_What you will do_
All of the data should be output character for character, except the pictures.

_Information provided_

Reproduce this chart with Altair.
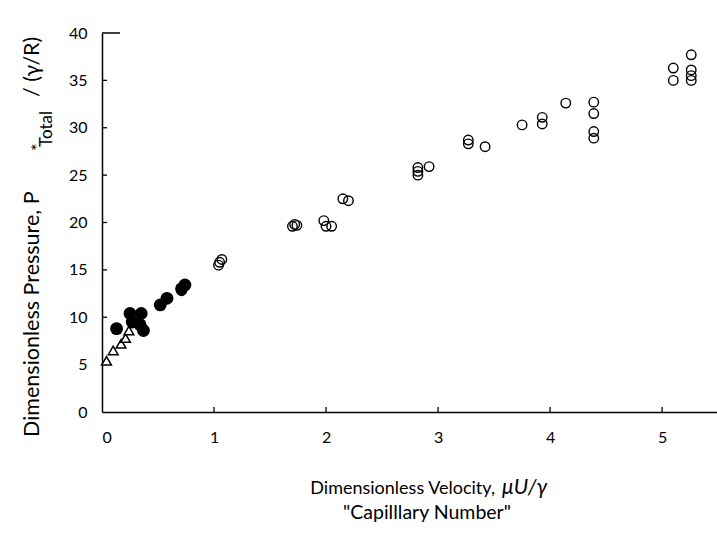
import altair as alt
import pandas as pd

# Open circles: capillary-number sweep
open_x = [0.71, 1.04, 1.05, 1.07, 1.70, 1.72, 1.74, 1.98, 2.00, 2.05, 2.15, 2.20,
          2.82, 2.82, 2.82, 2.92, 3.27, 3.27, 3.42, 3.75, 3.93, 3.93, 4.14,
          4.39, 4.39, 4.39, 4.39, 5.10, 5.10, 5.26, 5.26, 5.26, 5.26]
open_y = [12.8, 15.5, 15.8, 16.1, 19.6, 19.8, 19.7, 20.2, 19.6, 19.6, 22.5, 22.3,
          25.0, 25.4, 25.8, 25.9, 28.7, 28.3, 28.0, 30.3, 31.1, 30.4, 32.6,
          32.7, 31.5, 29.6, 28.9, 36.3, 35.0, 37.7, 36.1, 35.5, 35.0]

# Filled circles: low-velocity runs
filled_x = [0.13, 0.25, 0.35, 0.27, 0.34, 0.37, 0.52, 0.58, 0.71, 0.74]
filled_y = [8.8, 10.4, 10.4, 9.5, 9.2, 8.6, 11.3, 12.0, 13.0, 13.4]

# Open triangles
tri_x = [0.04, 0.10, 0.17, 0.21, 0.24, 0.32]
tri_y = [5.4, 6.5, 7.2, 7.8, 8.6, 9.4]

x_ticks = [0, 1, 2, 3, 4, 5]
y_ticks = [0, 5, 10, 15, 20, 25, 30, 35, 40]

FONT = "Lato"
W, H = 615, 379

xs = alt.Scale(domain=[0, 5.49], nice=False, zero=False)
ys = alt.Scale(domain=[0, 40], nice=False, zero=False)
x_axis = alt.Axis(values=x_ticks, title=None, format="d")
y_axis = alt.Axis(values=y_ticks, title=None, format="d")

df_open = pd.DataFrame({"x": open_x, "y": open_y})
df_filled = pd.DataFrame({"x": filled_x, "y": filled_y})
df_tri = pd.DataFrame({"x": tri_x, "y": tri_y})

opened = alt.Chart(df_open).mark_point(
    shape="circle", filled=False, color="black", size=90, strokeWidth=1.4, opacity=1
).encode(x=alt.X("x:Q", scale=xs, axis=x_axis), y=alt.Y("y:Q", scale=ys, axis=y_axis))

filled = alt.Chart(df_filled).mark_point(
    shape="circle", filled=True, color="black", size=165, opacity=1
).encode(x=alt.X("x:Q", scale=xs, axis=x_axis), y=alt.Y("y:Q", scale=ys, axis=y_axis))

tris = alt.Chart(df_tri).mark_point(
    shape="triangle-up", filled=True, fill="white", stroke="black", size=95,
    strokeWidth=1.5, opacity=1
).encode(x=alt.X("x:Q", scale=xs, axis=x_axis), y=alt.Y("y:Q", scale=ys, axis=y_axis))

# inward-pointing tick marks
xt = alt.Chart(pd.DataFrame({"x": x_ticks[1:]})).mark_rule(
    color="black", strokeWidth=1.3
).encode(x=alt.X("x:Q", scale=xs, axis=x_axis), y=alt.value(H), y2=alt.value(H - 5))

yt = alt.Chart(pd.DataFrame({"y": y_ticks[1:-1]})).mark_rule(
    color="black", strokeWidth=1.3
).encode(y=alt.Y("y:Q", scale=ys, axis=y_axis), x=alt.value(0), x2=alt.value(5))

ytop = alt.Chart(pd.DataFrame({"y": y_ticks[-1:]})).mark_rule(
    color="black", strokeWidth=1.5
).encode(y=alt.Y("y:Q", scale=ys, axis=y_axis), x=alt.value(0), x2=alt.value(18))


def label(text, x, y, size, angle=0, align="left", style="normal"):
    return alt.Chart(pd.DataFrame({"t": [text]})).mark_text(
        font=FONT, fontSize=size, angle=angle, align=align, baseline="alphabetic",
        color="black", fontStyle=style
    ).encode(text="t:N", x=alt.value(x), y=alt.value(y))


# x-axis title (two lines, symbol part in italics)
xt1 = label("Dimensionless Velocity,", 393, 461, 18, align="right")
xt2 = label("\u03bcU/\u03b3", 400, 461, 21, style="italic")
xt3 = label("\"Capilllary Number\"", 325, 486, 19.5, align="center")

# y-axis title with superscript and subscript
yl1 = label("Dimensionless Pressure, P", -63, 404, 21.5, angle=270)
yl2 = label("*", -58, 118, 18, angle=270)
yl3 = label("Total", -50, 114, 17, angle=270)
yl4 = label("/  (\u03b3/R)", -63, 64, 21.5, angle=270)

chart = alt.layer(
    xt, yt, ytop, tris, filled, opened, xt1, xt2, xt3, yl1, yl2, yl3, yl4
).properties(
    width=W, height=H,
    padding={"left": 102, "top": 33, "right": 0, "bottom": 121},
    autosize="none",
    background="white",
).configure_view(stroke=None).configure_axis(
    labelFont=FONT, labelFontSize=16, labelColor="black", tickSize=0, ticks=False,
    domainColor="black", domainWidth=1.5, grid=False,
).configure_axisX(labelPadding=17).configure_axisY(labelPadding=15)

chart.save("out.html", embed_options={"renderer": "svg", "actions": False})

_Written answer_
Reproduce this chart with Altair.
import altair as alt
import pandas as pd

# Open circles: capillary-number sweep
open_x = [0.71, 1.04, 1.05, 1.07, 1.70, 1.72, 1.74, 1.98, 2.00, 2.05, 2.15, 2.20,
          2.82, 2.82, 2.82, 2.92, 3.27, 3.27, 3.42, 3.75, 3.93, 3.93, 4.14,
          4.39, 4.39, 4.39, 4.39, 5.10, 5.10, 5.26, 5.26, 5.26, 5.26]
open_y = [12.8, 15.5, 15.8, 16.1, 19.6, 19.8, 19.7, 20.2, 19.6, 19.6, 22.5, 22.3,
          25.0, 25.4, 25.8, 25.9, 28.7, 28.3, 28.0, 30.3, 31.1, 30.4, 32.6,
          32.7, 31.5, 29.6, 28.9, 36.3, 35.0, 37.7, 36.1, 35.5, 35.0]

# Filled circles: low-velocity runs
filled_x = [0.13, 0.25, 0.35, 0.27, 0.34, 0.37, 0.52, 0.58, 0.71, 0.74]
filled_y = [8.8, 10.4, 10.4, 9.5, 9.2, 8.6, 11.3, 12.0, 13.0, 13.4]

# Open triangles
tri_x = [0.04, 0.10, 0.17, 0.21, 0.24, 0.32]
tri_y = [5.4, 6.5, 7.2, 7.8, 8.6, 9.4]

x_ticks = [0, 1, 2, 3, 4, 5]
y_ticks = [0, 5, 10, 15, 20, 25, 30, 35, 40]

FONT = "Lato"
W, H = 615, 379

xs = alt.Scale(domain=[0, 5.49], nice=False, zero=False)
ys = alt.Scale(domain=[0, 40], nice=False, zero=False)
x_axis = alt.Axis(values=x_ticks, title=None, format="d")
y_axis = alt.Axis(values=y_ticks, title=None, format="d")

df_open = pd.DataFrame({"x": open_x, "y": open_y})
df_filled = pd.DataFrame({"x": filled_x, "y": filled_y})
df_tri = pd.DataFrame({"x": tri_x, "y": tri_y})

opened = alt.Chart(df_open).mark_point(
    shape="circle", filled=False, color="black", size=90, strokeWidth=1.4, opacity=1
).encode(x=alt.X("x:Q", scale=xs, axis=x_axis), y=alt.Y("y:Q", scale=ys, axis=y_axis))

filled = alt.Chart(df_filled).mark_point(
    shape="circle", filled=True, color="black", size=165, opacity=1
).encode(x=alt.X("x:Q", scale=xs, axis=x_axis), y=alt.Y("y:Q", scale=ys, axis=y_axis))

tris = alt.Chart(df_tri).mark_point(
    shape="triangle-up", filled=True, fill="white", stroke="black", size=95,
    strokeWidth=1.5, opacity=1
).encode(x=alt.X("x:Q", scale=xs, axis=x_axis), y=alt.Y("y:Q", scale=ys, axis=y_axis))

# inward-pointing tick marks
xt = alt.Chart(pd.DataFrame({"x": x_ticks[1:]})).mark_rule(
    color="black", strokeWidth=1.3
).encode(x=alt.X("x:Q", scale=xs, axis=x_axis), y=alt.value(H), y2=alt.value(H - 5))

yt = alt.Chart(pd.DataFrame({"y": y_ticks[1:-1]})).mark_rule(
    color="black", strokeWidth=1.3
).encode(y=alt.Y("y:Q", scale=ys, axis=y_axis), x=alt.value(0), x2=alt.value(5))

ytop = alt.Chart(pd.DataFrame({"y": y_ticks[-1:]})).mark_rule(
    color="black", strokeWidth=1.5
).encode(y=alt.Y("y:Q", scale=ys, axis=y_axis), x=alt.value(0), x2=alt.value(18))


def label(text, x, y, size, angle=0, align="left", style="normal"):
    return alt.Chart(pd.DataFrame({"t": [text]})).mark_text(
        font=FONT, fontSize=size, angle=angle, align=align, baseline="alphabetic",
        color="black", fontStyle=style
    ).encode(text="t:N", x=alt.value(x), y=alt.value(y))


# x-axis title (two lines, symbol part in italics)
xt1 = label("Dimensionless Velocity,", 393, 461, 18, align="right")
xt2 = label("\u03bcU/\u03b3", 400, 461, 21, style="italic")
xt3 = label("\"Capilllary Number\"", 325, 486, 19.5, align="center")

# y-axis title with superscript and subscript
yl1 = label("Dimensionless Pressure, P", -63, 404, 21.5, angle=270)
yl2 = label("*", -58, 118, 18, angle=270)
yl3 = label("Total", -50, 114, 17, angle=270)
yl4 = label("/  (\u03b3/R)", -63, 64, 21.5, angle=270)

chart = alt.layer(
    xt, yt, ytop, tris, filled, opened, xt1, xt2, xt3, yl1, yl2, yl3, yl4
).properties(
    width=W, height=H,
    padding={"left": 102, "top": 33, "right": 0, "bottom": 121},
    autosize="none",
    background="white",
).configure_view(stroke=None).configure_axis(
    labelFont=FONT, labelFontSize=16, labelColor="black", tickSize=0, ticks=False,
    domainColor="black", domainWidth=1.5, grid=False,
).configure_axisX(labelPadding=17).configure_axisY(labelPadding=15)

chart.save("out.html", embed_options={"renderer": "svg", "actions": False})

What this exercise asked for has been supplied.